Setting aside for the moment that the punishment may sometimes fit the crime, it is worth noting that children in adult prisons do you not fare well at all. Approximately 10,000 children are held in adult jails and prisons in the United States.

These are kids who are five times more likely to be raped or otherwise sexually assaulted than in juvenile facilities. The risk of suicide is likewise much higher for juveniles in adult jails. This raises the issue of whether prolonged incarceration of children violates the Eighth Amendment’s prohibition against cruel and unusual punishment.

There is little if any evidence to suggest that treating juveniles as adults in the criminal justice system decreases crime or has any deterrent effect. In fact, what evidence does exist suggests the opposite. Studies show that incarcerating children more often than not results in higher rates of recidivism; essentially, it turns children into hardened criminals.

But I don’t need studies to tell me this because I have seen it for myself.

I have worked in and around the criminal justice system for about 28 years. I was trained to believe that juvenile courts were courts of rehabilitation rather than punishment. I was trained to believe that children were salvageable whereas sometimes adults are not.

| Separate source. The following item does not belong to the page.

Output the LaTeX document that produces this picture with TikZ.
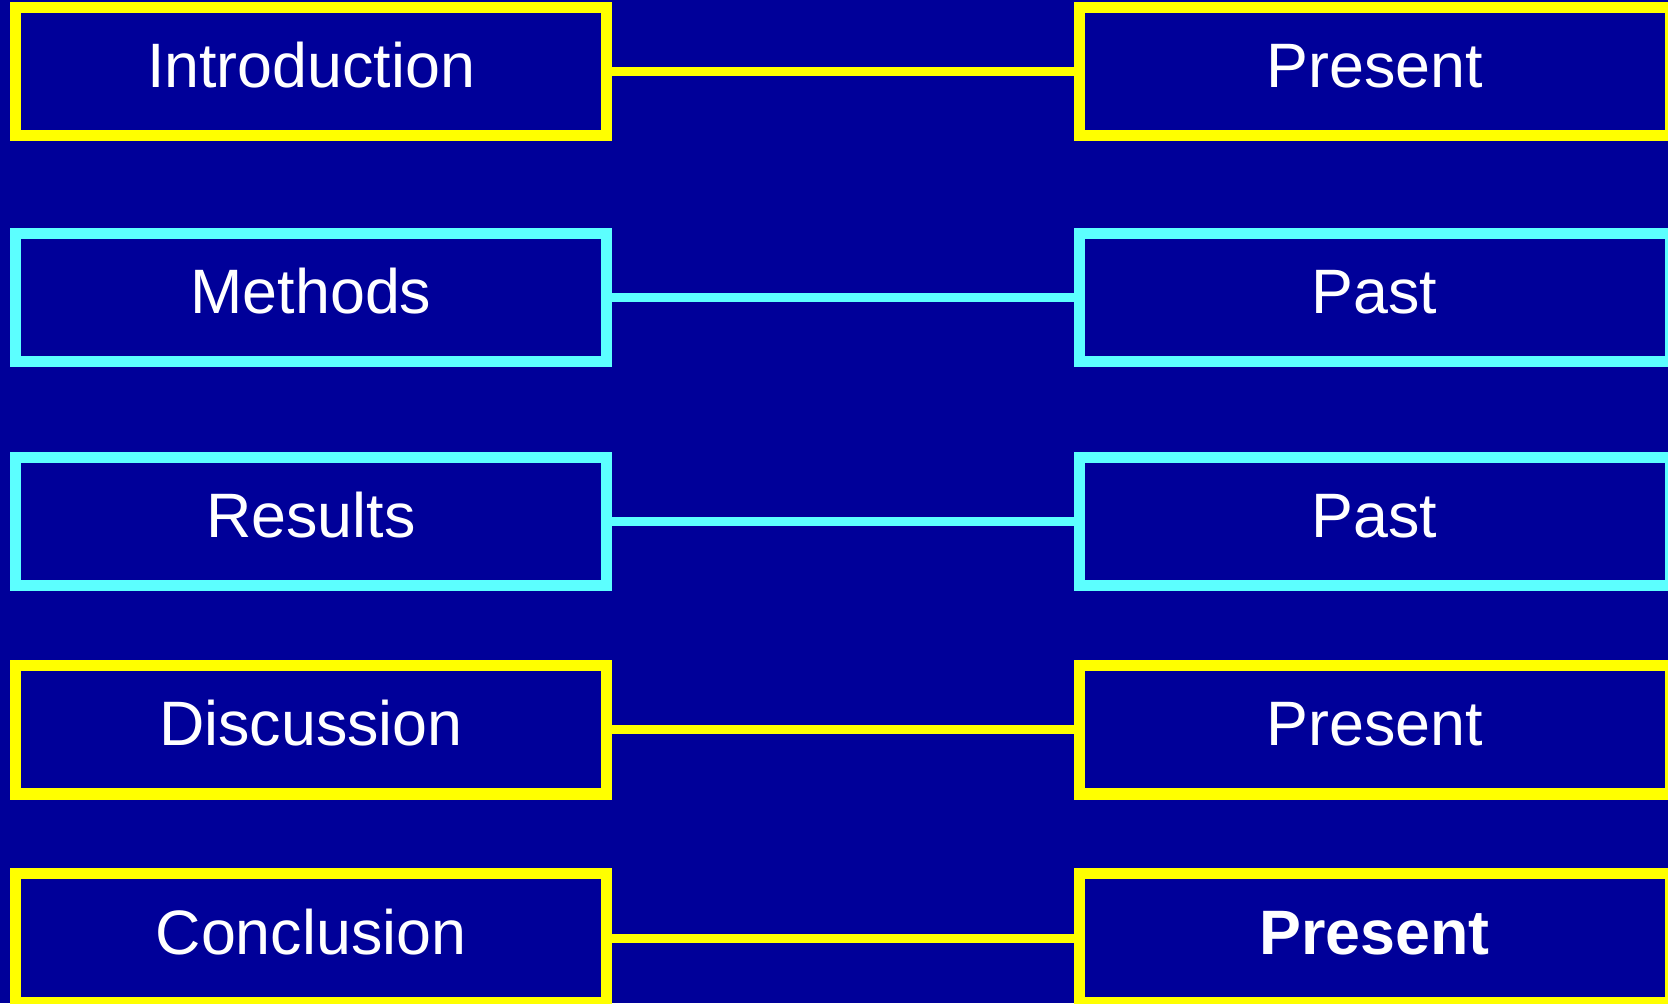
\documentclass[tikz,border=0pt]{standalone}
\usepackage{fontspec}
\setmainfont{Liberation Sans}
\definecolor{bgblue}{RGB}{0,0,153}
\definecolor{lineyellow}{RGB}{255,255,0}
\definecolor{linecyan}{RGB}{92,255,255}
\tikzset{
    part/.style={draw=#1, line width=11bp, fill=bgblue, text=white,
        minimum width=591bp, minimum height=128bp, inner sep=0pt,
        text height=46bp, text depth=14bp,
        font=\fontsize{63}{70}\selectfont},
    link/.style={#1, line width=9bp}
}
\begin{document}
\begin{tikzpicture}[x=1bp, y=1bp]
        \useasboundingbox[fill=bgblue] (0,0) rectangle (1668,1003);
        % sections on the left
        \node[part=lineyellow] (intro) at (311,931) {Introduction};
        \node[part=linecyan] (methods) at (311,705.5) {Methods};
        \node[part=linecyan] (results) at (311,481) {Results};
        \node[part=lineyellow] (discuss) at (311,273) {Discussion};
        \node[part=lineyellow] (concl) at (311,65) {Conclusion};
        % tenses on the right
        \node[part=lineyellow] (tintro) at (1374.5,931) {Present};
        \node[part=linecyan] (tmethods) at (1374.5,705.5) {Past};
        \node[part=linecyan] (tresults) at (1374.5,481) {Past};
        \node[part=lineyellow] (tdiscuss) at (1374.5,273) {Present};
        \node[part=lineyellow] (tconcl) at (1374.5,65) {\bfseries Present};
        % links
        \draw[link=lineyellow] (intro.east) -- (tintro.west);
        \draw[link=linecyan] (methods.east) -- (tmethods.west);
        \draw[link=linecyan] (results.east) -- (tresults.west);
        \draw[link=lineyellow] (discuss.east) -- (tdiscuss.west);
        \draw[link=lineyellow] (concl.east) -- (tconcl.west);
    \end{tikzpicture}
\end{document}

I still believe that to be the case, but in my lifetime there has been a drastic shift from notions of rehabilitation to quests for revenge and vengeance regardless of the age of the accused.

As a parent I know without question that children do not think about the world around them the way we adults do. They have little if any perspective and they often use poor judgment.

It may not be possible to come up with a bright line rule defining the age at which a child can be tried as an adult. It should depend on a case-by-case analysis based on the child’s age and other relevant factors. This decision should be left to judges with the help of psychiatrists and psychologists rather than ad-hoc legislative determinations. After all, that’s why we have judges — to make decisions based on the totality of the circumstances.